2) A microprogrammed control path architecture for the test coprocessor, enabling a straightforward expansion of the test command set to cope with additional application domains, e.g. those made possible by IEEE 1149.7. The simplicity of the selected architecture enables a relatively fast execution of the test commands, reaching above 70% of the Nexys 3™ board system clock (100 MHz).
. Timing performance for the IEEE 1149.1 test commands
Parameter | All (no FSL) | All (one FSL) | Only TMS1 | Only MTCK | Only SHF1 | Only SHFCP1 |
---|---|---|---|---|---|---|
Min. period - Max. freq. | 12.276 ns - 81.457 MHz | 12.315 ns - 81.199 MHz | 6.053 ns - 165.211 MHz | 6.249 ns - 160.037 MHz | 7.722 ns - 128.662 MHz | 11.246 ns - 88.917 MHz |
Max. comb. path delay | 5.157 ns | 8.102 ns | 5.157 ns | 5.385 ns | 5.385 ns | 5.519 ns |
. Timing performance for the IEEE 1149.7 test commands
Parameter | All (no FSL) | All (one FSL) | Only ESC | Only ZBS | Only SHF7O1 | Only SHFCP7O1 |
---|---|---|---|---|---|---|
Min. period - Max. freq. | 12.657 ns - 79.005 MHz | 13.655 ns - 73.235 MHz | 7.756 ns - 128.929 MHz | 8.302 ns - 120.449 MHz | 11.469 ns - 87.192 MHz | 12.249 ns - 81.639 MHz |
Max. comb. path delay | - | 5.94 ns | - | - | - | - |
An FSL interface is used to interact with the MicroBlaze for exchanging the command opcode, the arguments of the various functions, and the test result.
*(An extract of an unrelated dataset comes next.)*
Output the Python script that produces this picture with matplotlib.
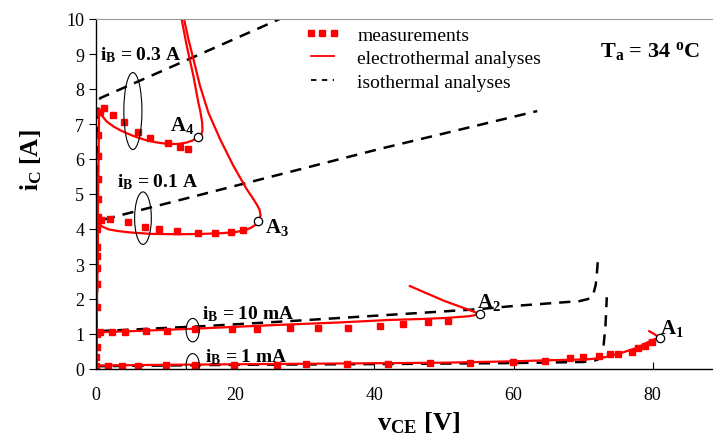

The FSL is a very popular coprocessor interface method that uses a simple hardware protocol. It is supported by a flexible, yet dedicated instruction set to write to the output and read from the input port. The 32-bit wide FSL bus interface used offers a dedicated point-to-point data streaming interface. Its point-to-point nature and its minimum hardware requirement are the greatest advantages of this interface method. Because the FSL channels are dedicated, no arbitration or bus mastering is required, ensuring an extremely fast interface with very low data latency.
The proposed architecture has the capability to cope with emerging requirements of test and debug standards based on scan test infrastructures. The microprogrammed control path architecture made the embedded test coprocessor scalable, and the FSL interface enabled an optimized solution for IEEE 1149.x test infrastructures, where the most time-consuming functions were executed in hardware, and the remaining functions were implemented by software at a higher abstraction level.